■ Provided material
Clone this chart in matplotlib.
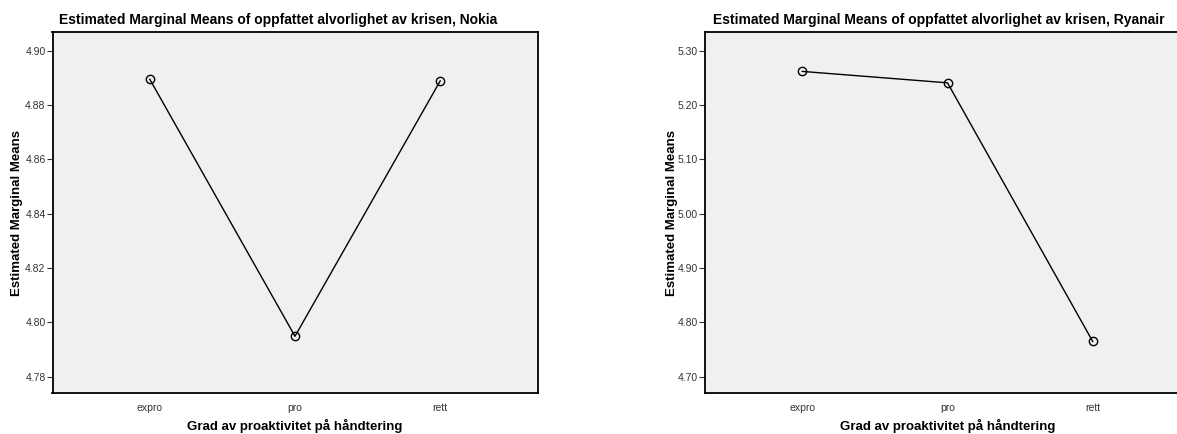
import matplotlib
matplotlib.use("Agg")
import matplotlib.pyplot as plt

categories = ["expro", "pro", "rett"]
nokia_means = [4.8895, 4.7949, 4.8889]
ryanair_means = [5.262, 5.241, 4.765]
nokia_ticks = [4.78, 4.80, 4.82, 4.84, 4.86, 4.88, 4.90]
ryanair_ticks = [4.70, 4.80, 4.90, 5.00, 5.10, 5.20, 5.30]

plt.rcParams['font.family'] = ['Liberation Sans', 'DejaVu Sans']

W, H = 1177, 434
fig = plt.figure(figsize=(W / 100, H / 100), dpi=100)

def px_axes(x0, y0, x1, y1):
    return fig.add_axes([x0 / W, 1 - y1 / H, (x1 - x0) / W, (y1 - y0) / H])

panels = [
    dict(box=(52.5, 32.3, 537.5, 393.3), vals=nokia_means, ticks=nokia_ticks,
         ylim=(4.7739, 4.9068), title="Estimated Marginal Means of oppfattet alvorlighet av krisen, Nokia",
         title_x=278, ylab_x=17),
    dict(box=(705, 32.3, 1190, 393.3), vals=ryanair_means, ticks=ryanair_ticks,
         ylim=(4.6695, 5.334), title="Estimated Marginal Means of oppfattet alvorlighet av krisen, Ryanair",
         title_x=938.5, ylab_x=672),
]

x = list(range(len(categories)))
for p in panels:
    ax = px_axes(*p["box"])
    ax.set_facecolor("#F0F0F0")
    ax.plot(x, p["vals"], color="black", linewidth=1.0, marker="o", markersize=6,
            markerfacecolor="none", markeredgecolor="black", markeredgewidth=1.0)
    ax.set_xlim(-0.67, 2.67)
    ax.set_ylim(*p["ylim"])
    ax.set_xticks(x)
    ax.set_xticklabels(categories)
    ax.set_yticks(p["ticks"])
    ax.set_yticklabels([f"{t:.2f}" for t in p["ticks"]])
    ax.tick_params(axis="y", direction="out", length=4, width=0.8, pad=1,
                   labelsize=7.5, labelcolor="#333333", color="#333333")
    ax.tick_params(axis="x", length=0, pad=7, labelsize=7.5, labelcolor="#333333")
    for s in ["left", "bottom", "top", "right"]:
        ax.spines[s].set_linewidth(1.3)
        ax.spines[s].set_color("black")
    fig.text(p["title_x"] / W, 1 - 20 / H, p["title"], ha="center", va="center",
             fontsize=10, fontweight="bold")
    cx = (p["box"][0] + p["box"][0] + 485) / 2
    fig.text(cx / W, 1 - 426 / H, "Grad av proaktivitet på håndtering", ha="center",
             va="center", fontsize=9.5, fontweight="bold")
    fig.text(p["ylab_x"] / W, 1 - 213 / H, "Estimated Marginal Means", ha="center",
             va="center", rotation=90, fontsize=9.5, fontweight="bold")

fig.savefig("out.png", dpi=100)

■ Exercise aim
Do not copy the pictures, but repeat every line exactly.

■ Result of this exercise
Clone this chart in matplotlib.
import matplotlib
matplotlib.use("Agg")
import matplotlib.pyplot as plt

categories = ["expro", "pro", "rett"]
nokia_means = [4.8895, 4.7949, 4.8889]
ryanair_means = [5.262, 5.241, 4.765]
nokia_ticks = [4.78, 4.80, 4.82, 4.84, 4.86, 4.88, 4.90]
ryanair_ticks = [4.70, 4.80, 4.90, 5.00, 5.10, 5.20, 5.30]

plt.rcParams['font.family'] = ['Liberation Sans', 'DejaVu Sans']

W, H = 1177, 434
fig = plt.figure(figsize=(W / 100, H / 100), dpi=100)

def px_axes(x0, y0, x1, y1):
    return fig.add_axes([x0 / W, 1 - y1 / H, (x1 - x0) / W, (y1 - y0) / H])

panels = [
    dict(box=(52.5, 32.3, 537.5, 393.3), vals=nokia_means, ticks=nokia_ticks,
         ylim=(4.7739, 4.9068), title="Estimated Marginal Means of oppfattet alvorlighet av krisen, Nokia",
         title_x=278, ylab_x=17),
    dict(box=(705, 32.3, 1190, 393.3), vals=ryanair_means, ticks=ryanair_ticks,
         ylim=(4.6695, 5.334), title="Estimated Marginal Means of oppfattet alvorlighet av krisen, Ryanair",
         title_x=938.5, ylab_x=672),
]

x = list(range(len(categories)))
for p in panels:
    ax = px_axes(*p["box"])
    ax.set_facecolor("#F0F0F0")
    ax.plot(x, p["vals"], color="black", linewidth=1.0, marker="o", markersize=6,
            markerfacecolor="none", markeredgecolor="black", markeredgewidth=1.0)
    ax.set_xlim(-0.67, 2.67)
    ax.set_ylim(*p["ylim"])
    ax.set_xticks(x)
    ax.set_xticklabels(categories)
    ax.set_yticks(p["ticks"])
    ax.set_yticklabels([f"{t:.2f}" for t in p["ticks"]])
    ax.tick_params(axis="y", direction="out", length=4, width=0.8, pad=1,
                   labelsize=7.5, labelcolor="#333333", color="#333333")
    ax.tick_params(axis="x", length=0, pad=7, labelsize=7.5, labelcolor="#333333")
    for s in ["left", "bottom", "top", "right"]:
        ax.spines[s].set_linewidth(1.3)
        ax.spines[s].set_color("black")
    fig.text(p["title_x"] / W, 1 - 20 / H, p["title"], ha="center", va="center",
             fontsize=10, fontweight="bold")
    cx = (p["box"][0] + p["box"][0] + 485) / 2
    fig.text(cx / W, 1 - 426 / H, "Grad av proaktivitet på håndtering", ha="center",
             va="center", fontsize=9.5, fontweight="bold")
    fig.text(p["ylab_x"] / W, 1 - 213 / H, "Estimated Marginal Means", ha="center",
             va="center", rotation=90, fontsize=9.5, fontweight="bold")

fig.savefig("out.png", dpi=100)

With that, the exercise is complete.